### AIM OF THE TASK
Exactly the lines from the one containing "Clone this diagram in TikZ." through the one containing "(0,0) rectangle (1954,783);" must be returned; include both ends and nothing else.

--- start of SUPPLIED RECORDS ---

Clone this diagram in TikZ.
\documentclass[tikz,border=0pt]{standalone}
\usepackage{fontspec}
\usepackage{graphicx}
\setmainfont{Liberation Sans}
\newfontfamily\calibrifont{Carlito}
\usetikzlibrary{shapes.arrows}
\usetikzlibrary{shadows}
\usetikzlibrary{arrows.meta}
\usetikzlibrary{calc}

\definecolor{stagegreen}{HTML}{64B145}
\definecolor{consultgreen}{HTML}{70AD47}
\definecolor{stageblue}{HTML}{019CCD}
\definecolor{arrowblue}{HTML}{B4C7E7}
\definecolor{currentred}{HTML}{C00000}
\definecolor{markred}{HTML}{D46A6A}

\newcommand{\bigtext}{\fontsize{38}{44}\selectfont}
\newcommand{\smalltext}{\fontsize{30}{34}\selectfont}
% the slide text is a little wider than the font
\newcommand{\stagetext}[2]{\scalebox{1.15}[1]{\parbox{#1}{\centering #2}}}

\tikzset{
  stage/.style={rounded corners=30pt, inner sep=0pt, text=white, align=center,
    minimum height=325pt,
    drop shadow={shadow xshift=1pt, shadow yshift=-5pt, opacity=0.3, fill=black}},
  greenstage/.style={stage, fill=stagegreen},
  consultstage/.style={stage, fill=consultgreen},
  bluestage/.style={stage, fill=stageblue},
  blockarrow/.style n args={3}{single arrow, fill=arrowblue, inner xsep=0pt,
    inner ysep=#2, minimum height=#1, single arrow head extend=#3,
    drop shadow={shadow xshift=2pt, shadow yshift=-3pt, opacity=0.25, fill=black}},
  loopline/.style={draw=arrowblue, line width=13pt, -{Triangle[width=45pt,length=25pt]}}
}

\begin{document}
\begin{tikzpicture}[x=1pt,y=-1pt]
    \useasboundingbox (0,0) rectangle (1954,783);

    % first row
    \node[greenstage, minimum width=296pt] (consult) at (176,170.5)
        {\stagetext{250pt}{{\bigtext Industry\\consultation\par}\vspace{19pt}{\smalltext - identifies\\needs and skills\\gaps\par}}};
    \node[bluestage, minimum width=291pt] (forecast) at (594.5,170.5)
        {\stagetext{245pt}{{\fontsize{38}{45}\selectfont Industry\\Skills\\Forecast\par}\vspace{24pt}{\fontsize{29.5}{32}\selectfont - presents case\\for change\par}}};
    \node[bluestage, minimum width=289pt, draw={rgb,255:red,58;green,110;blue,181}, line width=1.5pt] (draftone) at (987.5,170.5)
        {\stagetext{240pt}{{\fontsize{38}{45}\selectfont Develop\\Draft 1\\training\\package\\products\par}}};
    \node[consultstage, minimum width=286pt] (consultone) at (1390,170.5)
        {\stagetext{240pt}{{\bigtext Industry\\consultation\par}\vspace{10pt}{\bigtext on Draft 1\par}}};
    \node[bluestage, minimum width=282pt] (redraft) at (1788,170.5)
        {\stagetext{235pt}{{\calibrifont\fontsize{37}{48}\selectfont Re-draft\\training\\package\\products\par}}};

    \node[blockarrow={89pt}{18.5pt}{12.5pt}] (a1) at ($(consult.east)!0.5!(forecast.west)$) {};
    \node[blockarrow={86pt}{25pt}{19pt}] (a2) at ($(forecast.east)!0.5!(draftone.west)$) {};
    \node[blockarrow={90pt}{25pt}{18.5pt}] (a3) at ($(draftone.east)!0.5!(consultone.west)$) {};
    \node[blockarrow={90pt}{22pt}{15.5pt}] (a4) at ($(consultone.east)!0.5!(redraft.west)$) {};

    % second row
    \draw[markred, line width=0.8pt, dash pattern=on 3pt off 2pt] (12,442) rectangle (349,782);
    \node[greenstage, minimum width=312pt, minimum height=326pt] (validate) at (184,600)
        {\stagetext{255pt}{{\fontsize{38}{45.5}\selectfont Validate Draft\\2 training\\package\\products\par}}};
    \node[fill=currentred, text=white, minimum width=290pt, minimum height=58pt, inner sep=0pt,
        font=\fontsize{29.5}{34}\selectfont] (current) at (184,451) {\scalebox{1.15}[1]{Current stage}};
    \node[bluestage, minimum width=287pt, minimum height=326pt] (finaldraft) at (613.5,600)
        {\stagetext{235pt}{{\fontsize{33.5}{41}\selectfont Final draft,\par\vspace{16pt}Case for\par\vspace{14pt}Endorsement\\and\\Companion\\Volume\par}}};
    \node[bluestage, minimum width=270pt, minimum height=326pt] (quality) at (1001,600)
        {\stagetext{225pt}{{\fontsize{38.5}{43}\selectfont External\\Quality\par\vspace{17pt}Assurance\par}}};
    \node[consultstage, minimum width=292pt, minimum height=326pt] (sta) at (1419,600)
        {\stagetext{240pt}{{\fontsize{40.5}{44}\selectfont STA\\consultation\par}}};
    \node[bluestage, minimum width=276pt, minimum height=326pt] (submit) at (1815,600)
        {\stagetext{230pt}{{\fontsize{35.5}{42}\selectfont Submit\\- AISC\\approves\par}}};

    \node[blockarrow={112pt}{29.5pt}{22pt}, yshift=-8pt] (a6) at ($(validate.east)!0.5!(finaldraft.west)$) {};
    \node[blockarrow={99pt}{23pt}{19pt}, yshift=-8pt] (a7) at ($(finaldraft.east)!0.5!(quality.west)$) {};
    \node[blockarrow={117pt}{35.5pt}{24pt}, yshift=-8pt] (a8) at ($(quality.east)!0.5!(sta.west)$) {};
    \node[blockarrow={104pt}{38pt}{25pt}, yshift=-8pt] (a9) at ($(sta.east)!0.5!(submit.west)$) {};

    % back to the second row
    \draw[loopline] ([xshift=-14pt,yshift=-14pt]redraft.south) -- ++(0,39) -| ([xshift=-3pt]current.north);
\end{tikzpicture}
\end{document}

--- end of SUPPLIED RECORDS ---
--- start of SUPPLIED RECORDS ---

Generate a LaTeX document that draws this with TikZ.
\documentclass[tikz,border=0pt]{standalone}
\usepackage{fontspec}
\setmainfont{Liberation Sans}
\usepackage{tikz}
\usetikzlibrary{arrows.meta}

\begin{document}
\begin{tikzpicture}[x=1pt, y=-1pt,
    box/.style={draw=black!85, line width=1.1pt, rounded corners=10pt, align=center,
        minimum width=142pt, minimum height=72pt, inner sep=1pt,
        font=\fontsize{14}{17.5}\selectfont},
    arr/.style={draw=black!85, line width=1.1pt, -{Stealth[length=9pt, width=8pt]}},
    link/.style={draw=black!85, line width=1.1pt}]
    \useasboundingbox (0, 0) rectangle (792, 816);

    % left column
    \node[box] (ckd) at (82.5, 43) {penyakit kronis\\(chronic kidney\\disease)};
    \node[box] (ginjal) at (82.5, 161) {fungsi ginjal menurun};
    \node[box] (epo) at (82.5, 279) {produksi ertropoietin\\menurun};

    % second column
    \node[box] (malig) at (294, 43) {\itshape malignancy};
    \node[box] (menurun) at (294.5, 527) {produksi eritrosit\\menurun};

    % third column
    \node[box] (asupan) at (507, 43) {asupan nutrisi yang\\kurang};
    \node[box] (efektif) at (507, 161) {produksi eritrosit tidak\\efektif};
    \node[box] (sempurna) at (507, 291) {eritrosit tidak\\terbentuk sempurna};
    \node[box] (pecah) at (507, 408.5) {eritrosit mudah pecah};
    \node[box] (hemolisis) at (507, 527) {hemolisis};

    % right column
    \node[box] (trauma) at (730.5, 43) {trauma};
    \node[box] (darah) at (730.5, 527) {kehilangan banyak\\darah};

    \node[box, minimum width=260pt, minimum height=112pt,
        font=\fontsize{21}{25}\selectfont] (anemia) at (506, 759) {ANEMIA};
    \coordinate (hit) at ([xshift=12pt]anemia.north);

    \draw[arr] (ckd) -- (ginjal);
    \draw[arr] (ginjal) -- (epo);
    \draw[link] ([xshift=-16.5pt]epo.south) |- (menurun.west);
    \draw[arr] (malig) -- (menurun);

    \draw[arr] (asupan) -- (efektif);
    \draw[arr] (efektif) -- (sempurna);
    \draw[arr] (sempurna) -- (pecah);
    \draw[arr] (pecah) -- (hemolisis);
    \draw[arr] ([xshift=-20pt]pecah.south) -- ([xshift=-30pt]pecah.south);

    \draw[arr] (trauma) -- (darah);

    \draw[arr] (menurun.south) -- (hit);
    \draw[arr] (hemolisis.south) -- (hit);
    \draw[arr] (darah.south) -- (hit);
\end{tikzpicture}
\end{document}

--- end of SUPPLIED RECORDS ---

### REPLY TO THE TASK
Clone this diagram in TikZ.
\documentclass[tikz,border=0pt]{standalone}
\usepackage{fontspec}
\usepackage{graphicx}
\setmainfont{Liberation Sans}
\newfontfamily\calibrifont{Carlito}
\usetikzlibrary{shapes.arrows}
\usetikzlibrary{shadows}
\usetikzlibrary{arrows.meta}
\usetikzlibrary{calc}

\definecolor{stagegreen}{HTML}{64B145}
\definecolor{consultgreen}{HTML}{70AD47}
\definecolor{stageblue}{HTML}{019CCD}
\definecolor{arrowblue}{HTML}{B4C7E7}
\definecolor{currentred}{HTML}{C00000}
\definecolor{markred}{HTML}{D46A6A}

\newcommand{\bigtext}{\fontsize{38}{44}\selectfont}
\newcommand{\smalltext}{\fontsize{30}{34}\selectfont}
% the slide text is a little wider than the font
\newcommand{\stagetext}[2]{\scalebox{1.15}[1]{\parbox{#1}{\centering #2}}}

\tikzset{
  stage/.style={rounded corners=30pt, inner sep=0pt, text=white, align=center,
    minimum height=325pt,
    drop shadow={shadow xshift=1pt, shadow yshift=-5pt, opacity=0.3, fill=black}},
  greenstage/.style={stage, fill=stagegreen},
  consultstage/.style={stage, fill=consultgreen},
  bluestage/.style={stage, fill=stageblue},
  blockarrow/.style n args={3}{single arrow, fill=arrowblue, inner xsep=0pt,
    inner ysep=#2, minimum height=#1, single arrow head extend=#3,
    drop shadow={shadow xshift=2pt, shadow yshift=-3pt, opacity=0.25, fill=black}},
  loopline/.style={draw=arrowblue, line width=13pt, -{Triangle[width=45pt,length=25pt]}}
}

\begin{document}
\begin{tikzpicture}[x=1pt,y=-1pt]
    \useasboundingbox (0,0) rectangle (1954,783);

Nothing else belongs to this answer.